In the face of this development, all major political forces, including the
military, reportedly have reached a consensus that Franco should step down
immediately. Following a nine-hour cabinet meeting, Prime Minister Arias took
Franco the papers that would transfer power to Prince Juan Carlos. Franco,
however, was incapable of signing.
If Franco remains unable or refuses to sign the decrees renouncing his position
and transferring power to the Prince, his team of doctors may issue a certificate of
incapacity. This would permit Spanish officials to initiate the proceedings provided
in the constitution. Alternatively, the cabinet, at its scheduled meeting today,
could formally recognize his incapacitation. Its finding would then have to be
approved by two thirds of both the advisory Council of the Realm and the
legislature.
If Franco dies or signs the document transferring power to Juan Carlos, the
three-man Council of the Regency will immediately become the collective head of
state. Parliament would be convoked within 24 hours or so and informed of the
Prince's designation. Within about 48 hours after that, possibly as early as October
27, Juan Carlos would take the oath as king of Spain before a joint session of the
parliament and the Council of the Realm.
Intensive maneuvering for the post-Franco period has already begun.
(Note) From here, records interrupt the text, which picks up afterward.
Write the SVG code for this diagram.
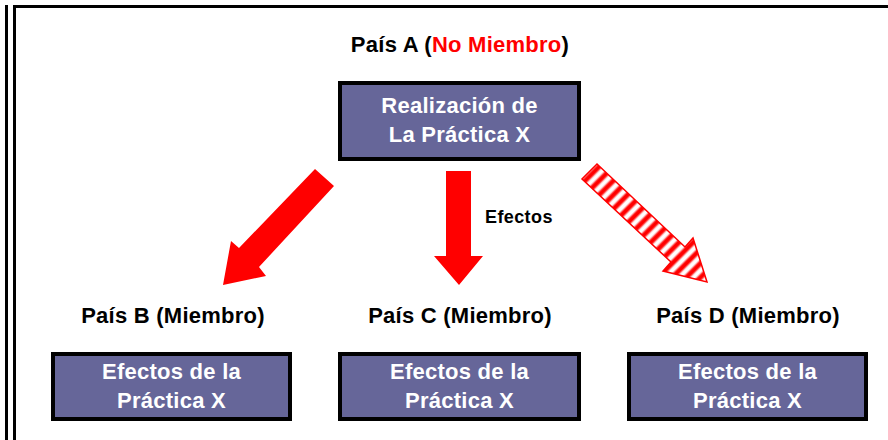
<svg xmlns="http://www.w3.org/2000/svg" width="888" height="440" viewBox="0 0 888 440">
<style>
.box{fill:#666699;stroke:#000;stroke-width:4}
.bt{font-family:"Liberation Sans",Arial,sans-serif;font-weight:bold;font-size:22px;letter-spacing:0.25px;fill:#fff;text-anchor:middle}
.lbl{font-family:"Liberation Sans",Arial,sans-serif;font-weight:bold;font-size:22px;letter-spacing:0.25px;fill:#000;text-anchor:middle}
.small{font-family:"Liberation Sans",Arial,sans-serif;font-weight:bold;font-size:18px;letter-spacing:0.4px;fill:#000}
.solid{fill:#ff0000;stroke:none}
</style>
<defs>
<linearGradient id="sg" x1="0" y1="0" x2="1" y2="0">
<stop offset="0" stop-color="#ff0000"/>
<stop offset="0.3" stop-color="#ff0000"/>
<stop offset="0.5" stop-color="#ffffff"/>
<stop offset="0.8" stop-color="#ffffff"/>
<stop offset="1" stop-color="#ff0000"/>
</linearGradient>
<pattern id="stripes" patternUnits="userSpaceOnUse" width="10" height="10" patternTransform="rotate(45)">
<rect x="0" y="0" width="10" height="10" fill="url(#sg)"/>
</pattern>
</defs>
<rect width="888" height="440" fill="#fff"/>
<g id="frame" fill="#000">
<rect x="5" y="5" width="3" height="435"/>
<rect x="13" y="5" width="3" height="435"/>
<rect x="13" y="5" width="875" height="3"/>
</g>
<g id="nodeA">
<text class="lbl" x="460" y="52">País A (<tspan fill="#ff0000">No Miembro</tspan>)</text>
<rect class="box" x="340" y="83" width="239" height="76"/>
<text class="bt" x="459.5" y="113">Realización de</text>
<text class="bt" x="459.5" y="142">La Práctica X</text>
</g>
<g id="nodeB">
<text class="lbl" x="173" y="323">País B (Miembro)</text>
<rect class="box" x="53" y="354" width="237" height="65"/>
<text class="bt" x="171.5" y="379">Efectos de la</text>
<text class="bt" x="171.5" y="408">Práctica X</text>
</g>
<g id="nodeC">
<text class="lbl" x="460" y="323">País C (Miembro)</text>
<rect class="box" x="340" y="354" width="239" height="65"/>
<text class="bt" x="459.5" y="379">Efectos de la</text>
<text class="bt" x="459.5" y="408">Práctica X</text>
</g>
<g id="nodeD">
<text class="lbl" x="748" y="323">País D (Miembro)</text>
<rect class="box" x="629" y="354" width="237" height="65"/>
<text class="bt" x="747.5" y="379">Efectos de la</text>
<text class="bt" x="747.5" y="408">Práctica X</text>
</g>
<g id="connectors">
<polygon class="solid" points="315,169 334,186 259,267 266,276 223,285 231,241 239,248"/>
<polygon class="solid" points="446,171 471,171 471,256 483,256 459,285 434,256 446,256"/>
<text class="small" x="485" y="223">Efectos</text>
<polygon fill="url(#stripes)" stroke="#ff0000" stroke-width="1.5" stroke-linejoin="miter" points="597,164 685,247 693,238 707,282 663,271 671,262 582,179"/>
</g>
</svg>
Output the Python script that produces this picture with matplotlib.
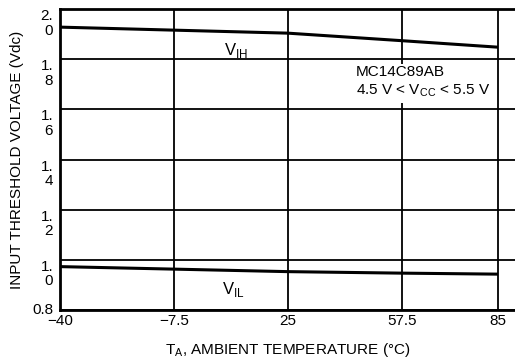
import matplotlib
matplotlib.use('Agg')
import matplotlib.pyplot as plt

# temperature points (deg C)
temps = [-40, -7.5, 25, 57.5, 85]
# input threshold voltages
vih = [1.928, 1.916, 1.904, 1.874, 1.848]
vil = [0.973, 0.963, 0.953, 0.947, 0.943]

xticks = [-40, -7.5, 25, 57.5, 85]
xtick_labels = ['\u221240', '\u22127.5', '25', '57.5', '85']
yticks = [2.0, 1.8, 1.6, 1.4, 1.2, 1.0, 0.8]
ytick_labels = ['2.\n0', '1.\n8', '1.\n6', '1.\n4', '1.\n2', '1.\n0', '0.8']

plt.rcParams['font.family'] = ['Liberation Sans', 'DejaVu Sans']

fig = plt.figure(figsize=(5.15, 3.63), dpi=100)
ax = fig.add_axes([0.1165, 0.146, 0.8835, 0.829])

ax.plot(temps, vih, color='black', lw=2.2, solid_capstyle='butt', zorder=3)
ax.plot(temps, vil, color='black', lw=2.2, solid_capstyle='butt', zorder=3)

ax.set_xlim(-40, 89.85)
ax.set_ylim(0.8, 2.0)

ax.set_xticks(xticks)
ax.set_xticklabels(xtick_labels, fontsize=11)
ax.set_yticks(yticks)
ax.set_yticklabels(ytick_labels, fontsize=11, ha='right',
                   multialignment='right', linespacing=1.05)
for lab in ax.get_yticklabels():
    lab.set_va('center' if lab.get_text() == '0.8' else 'top')
ax.tick_params(length=0, pad=3)
ax.tick_params(axis='y', pad=5)

ax.grid(True, color='black', lw=1.3)
for s in ['left', 'bottom', 'top']:
    ax.spines[s].set_linewidth(2)
ax.spines['right'].set_visible(False)

ax.text(10.3, 1.836, r'V$_{\mathregular{IH}}$', fontsize=12, ha='center', va='center')
ax.text(9.4, 0.88, r'V$_{\mathregular{IL}}$', fontsize=12, ha='center', va='center')
ax.text(44.5, 1.775, 'MC14C89AB\n4.5 V < V$_{\\mathregular{CC}}$ < 5.5 V', fontsize=11,
        ha='left', va='top', linespacing=1.25,
        bbox=dict(facecolor='white', edgecolor='none', pad=2.5))

ax.set_ylabel('INPUT THRESHOLD VOLTAGE (Vdc)', fontsize=11, labelpad=6)
ax.set_xlabel('T$_{\\mathregular{A}}$, AMBIENT TEMPERATURE (\u00b0C)', fontsize=11, labelpad=9)

fig.savefig('out.png', dpi=100)
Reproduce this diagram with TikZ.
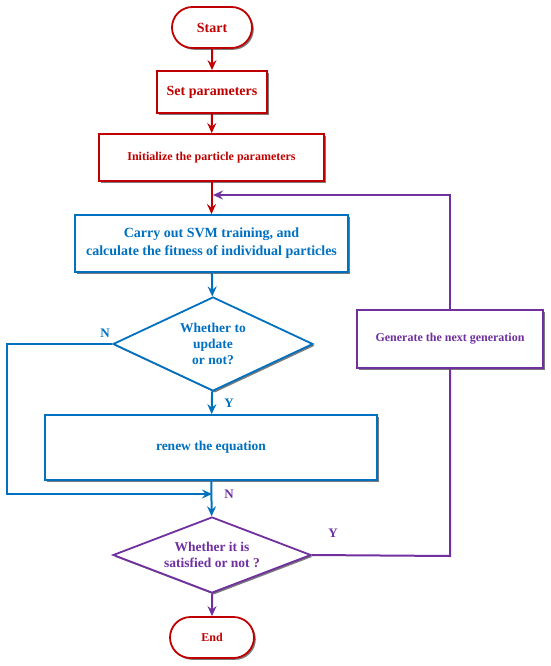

Yesterday, Spanish Ambassador to London Fraga Iribarne-long touted as a
candidate for the prime ministership after Juan Carlos takes over-returned hastily
to Madrid.
According to a US embassy source, Fraga has struck a deal with the powerful
minister secretary of the National Movement, Solis Ruiz. Fraga reportedly has
promised to take part in a government-supported political association in return for
the government's adoption of his program, a major point of which is free
parliamentary elections.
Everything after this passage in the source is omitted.